What Trenton’s ‘Central Park’ once looked like
There are many ways to get to Trenton’s Cadwalader Park, whether cycling alongthe D&R Canal State Park or following the winding path to Ellarslie, the Trenton City Museum.
This summer, Ellarslie has launched an ambitious exhibition, Cadwalader Park: An Olmsted Vision, on view through September 17, with an opening reception Saturday, July 15, 6-9 p.m.
At 109.5 acres, Cadwalader Park is the largest park in the City of Trenton, beloved by those who recall pony rides, picnics, concerts and the balloon man, the monkey house and animal paddock, inhabited by deer, geese, ducks and even unusual animals such as peacocks and camels. The park serves as a reminder that Trenton, in its heyday, was a center of innovation, entrepreneurship and skilled employment.
An Olmsted Vision is timely, as a $2.4 million project is underway to restore and upgrade Cadwalader Park, with funding from the Department of Environmental Protection ($2.3 million) and the City of Trenton ($120,000). Plans include improved pathways and trails, with handicapped access; recreation and playground area and equipment upgrades; picnic grove relocation and upgrade; and more modern amenities.
Cadwalder Park Plan by Frederic Law Olmsted, architect of New York City’s Central Park (Photo Trenton City Museum)

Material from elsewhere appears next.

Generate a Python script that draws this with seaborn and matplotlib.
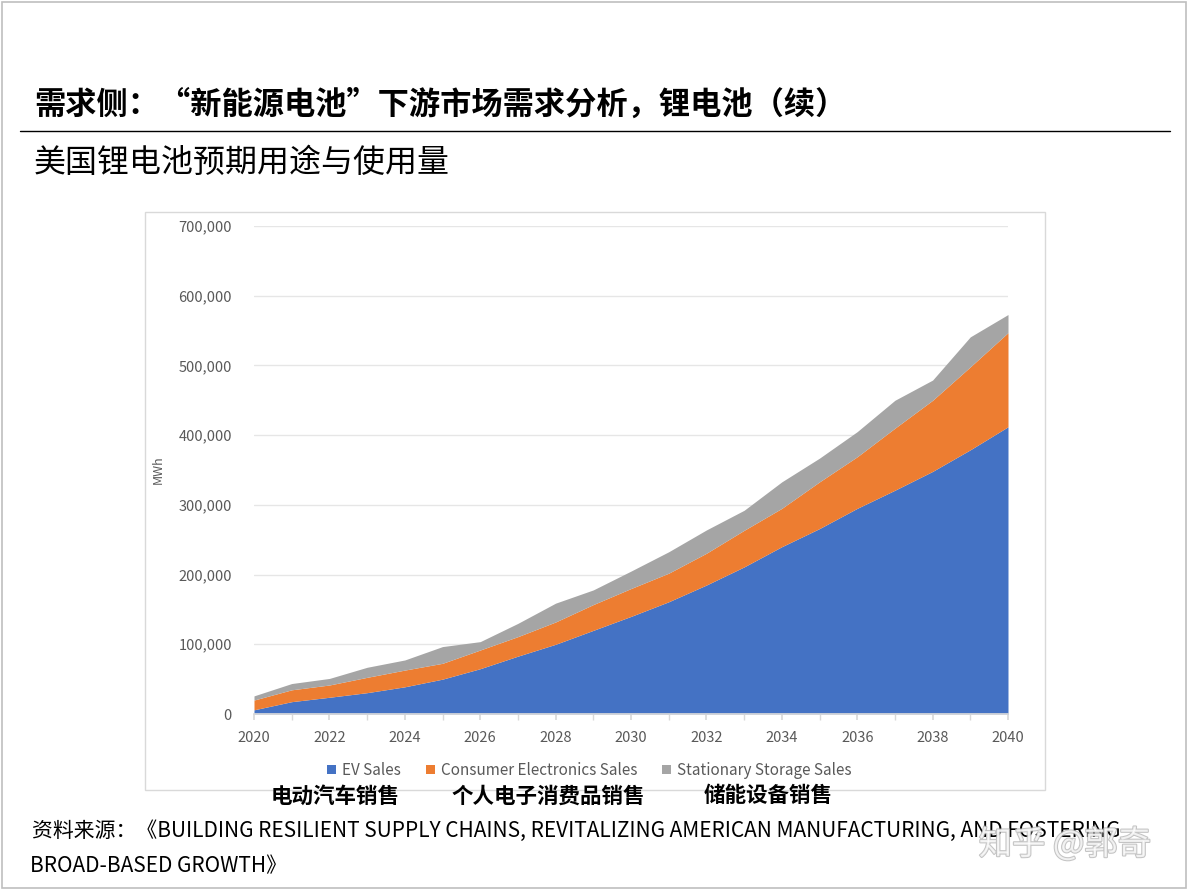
import numpy as np
import pandas as pd
import matplotlib
matplotlib.use("Agg")
import matplotlib.pyplot as plt
import matplotlib.patheffects as pe
import seaborn as sns
from matplotlib.patches import Rectangle
from matplotlib.ticker import FuncFormatter, MultipleLocator

sns.set_theme(style="white")
plt.rcParams["font.family"] = ["Noto Sans CJK SC", "DejaVu Sans"]

# 数据（单位：MWh，从原图估读）
years = list(range(2020, 2041))
ev_sales = [6000, 17700, 24000, 30600, 39000, 50000, 65000, 83000, 100000, 120000,
            140000, 161000, 185000, 211000, 240000, 266000, 295000, 321000, 348000,
            379000, 412000]
consumer_electronics = [14000, 17000, 17600, 22000, 24000, 22700, 26800, 28000, 32000,
                        37000, 40000, 41000, 45600, 52500, 55000, 67000, 74000, 89000,
                        102000, 119000, 135000]
stationary_storage = [6000, 9000, 9400, 14400, 14500, 24000, 12000, 19000, 27000, 21000,
                      25000, 30700, 33400, 28700, 38000, 34000, 36000, 40000, 29000,
                      43000, 26000]
series_names = ["EV Sales", "Consumer Electronics Sales", "Stationary Storage Sales"]
series_cn = ["电动汽车销售", "个人电子消费品销售", "储能设备销售"]
colors = ["#4472C4", "#ED7D31", "#A5A5A5"]

df = pd.DataFrame({
    "year": years,
    series_names[0]: ev_sales,
    series_names[1]: consumer_electronics,
    series_names[2]: stationary_storage,
})

fig = plt.figure(figsize=(11.88, 8.90), dpi=100)

# 幻灯片外框
fig.patches.append(Rectangle((0.002, 0.002), 0.996, 0.996, transform=fig.transFigure,
                             fill=False, edgecolor="#BFBFBF", linewidth=1.2))

fig.text(34 / 1188, 1 - 105 / 890, "需求侧：“新能源电池”下游市场需求分析，锂电池（续）",
         fontsize=22.5, fontweight="bold", color="black", va="center", ha="left")
fig.add_artist(plt.Line2D([20 / 1188, 1170 / 1188], [1 - 131 / 890, 1 - 131 / 890],
                          transform=fig.transFigure, color="black", linewidth=1))
fig.text(34 / 1188, 1 - 163 / 890, "美国锂电池预期用途与使用量",
         fontsize=23, color="black", va="center", ha="left")

# 图表外框
fig.patches.append(Rectangle((145 / 1188, 1 - 790 / 890), 900 / 1188, 578 / 890,
                             transform=fig.transFigure, fill=False,
                             edgecolor="#D9D9D9", linewidth=1))

ax = fig.add_axes([254 / 1188, 1 - 714 / 890, 754 / 1188, 488 / 890])
ax.stackplot(df["year"], df[series_names[0]], df[series_names[1]], df[series_names[2]],
             labels=series_names, colors=colors, linewidth=0)

ax.set_xlim(2020, 2040)
ax.set_ylim(0, 700000)
ax.yaxis.set_major_locator(MultipleLocator(100000))
ax.yaxis.set_major_formatter(FuncFormatter(lambda v, p: f"{int(v):,}"))
ax.xaxis.set_major_locator(MultipleLocator(2))
ax.xaxis.set_minor_locator(MultipleLocator(1))
ax.grid(axis="y", color="#E6E6E6", linewidth=1)
ax.set_axisbelow(True)
for s in ["top", "right", "left"]:
    ax.spines[s].set_visible(False)
ax.spines["bottom"].set_color("#D9D9D9")
ax.tick_params(axis="y", length=0, labelsize=10.5, labelcolor="#595959", pad=16)
ax.tick_params(axis="x", which="both", bottom=True, length=4, color="#D9D9D9",
               labelsize=10.5, labelcolor="#595959", pad=8)
ax.set_ylabel("MWh", fontsize=9, color="#595959", labelpad=10)

leg = ax.legend(loc="upper center", bbox_to_anchor=(0.445, -0.07), ncol=3, frameon=False,
                fontsize=11, handlelength=0.6, handleheight=0.6, columnspacing=1.6,
                handletextpad=0.4)
for t in leg.get_texts():
    t.set_color("#595959")

for name, xpix in zip(series_cn, [335, 548, 768]):
    fig.text(xpix / 1188, 1 - 796 / 890, name, fontsize=15.5, fontweight="bold",
             ha="center", va="center", color="black")

fig.text(32 / 1188, 1 - 831 / 890,
         "资料来源：《BUILDING RESILIENT SUPPLY CHAINS, REVITALIZING AMERICAN MANUFACTURING, AND FOSTERING",
         fontsize=15, ha="left", va="center", color="black")
fig.text(30 / 1188, 1 - 866 / 890, "BROAD-BASED GROWTH》",
         fontsize=15, ha="left", va="center", color="black")

fig.text(1065 / 1188, 1 - 845 / 890, "知乎 @郭奇", fontsize=24, ha="center", va="center",
         color="white", alpha=0.75,
         path_effects=[pe.withStroke(linewidth=1.5, foreground="#B0B0B0")])

fig.savefig("out.png", dpi=100)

“This is the only park in the state designed by (Frederic Law) Olmsted,” says Cadwalader Park Alliance’s Randy Baum. “Though the park has suffered through several decades of funding cutbacks, it still retains many of the landscape and spatial qualities present in the original plan.”
Frederick Law Olmsted, widely known as the designer of New York City’s Central Park, is considered the father of American landscape architecture. Born in Hartford, Connecticut, in 1822, Olmsted, who never completed college, studied surveying, engineering, chemistry and farming, and dabbled in such careers as scientific farmer, merchant seaman, newspaper correspondent and author. He toured the parks and private estates of Europe, publishing books on his travels. Through his writing, he opposed slavery and argued for abolition.
By the time he began his work in landscape architecture, he believed that the public realm should be a respite; a place to retreat from the stress of urban life; and that public open space should be accessible to all.
In 1857 he became superintendent of New York City’s Central Park and, along with architect Calvert Vaux, won the design competition for the park the following year. He spent the next seven years as the primary administrator in charge of the construction of Central Park. Olmsted’s success in park making led to his renowned career designing and creating some of the nation’s most important urban parks, from Boston and Buffalo to Milwaukee and San Francisco.
By the time Olmsted began designing Cadwalader Park in 1890, he had been planning parks in America’s leading cities for more than 30 years. Cadwalader Park is considered Olmsted’s last great urban park.
As with plans for Prospect and Central Parks, Olmsted’s plans for Cadwalader relied on the creation of long views across open, rolling meadows that contrasted with more densely planted park edges. Over the years, tree plantings in Cadwalader have closed many of the long vistas and open meadow effects envisioned by the Olmsted design. Clusters of trees have blocked natural high points, such as the Overlook, that might otherwise provide a prospect for views.
The canopy in Cadwalader Park includes maples, oaks, tulip poplars, American beech and more recent plantings of spruce. A decline of native trees was paralleled by an increase in Norway spruces and London plane trees—the Norway spruce is neither a shade tree nor one originally recommended by Olmsted.
Over the years, the Ellarslie mansion has been a restaurant, an aviary, a speakeasy and an ice cream parlor. The lower floors were converted into a monkey house in a Works Project Administration project in 1936. The construction of the large pond in the northwest corner of the park was also a WPA project.
The park remained popular with city residents after World War II but by the 1970s lack of maintenance had caused the condition of the park to deteriorate. In 1971, the City began a project to convert Ellarslie from a monkey house to the Trenton City Museum. Ellarslie and Cadwalader Park were placed on the National Register of Historic Places in 1973, and the Museum opened in 1978.
Board member Karl Flesch grew up on a farm in Yardville, where he got his fill of animals, but came to Cadwalader Park for the rides. He remembers the strong smell of the monkey house in the early 1960s. “The monkeys were kept in cages that extended from the indoors to the veranda, where they could be viewed. I wish that more people would come and make use of park today. It needs restoration for future generations to enjoy it.”
Viewers can see history exhibits in Ellarslie’s second floor galleries, depicting the life and works of Olmsted and the history of the park including vintage and contemporary photos, park memorabilia, concepts from the 2000 plan for the restoration of Cadwalader Park and much more. The first floor galleries display works of art specific to the park, contributed by contemporary artists and on loan from private collections.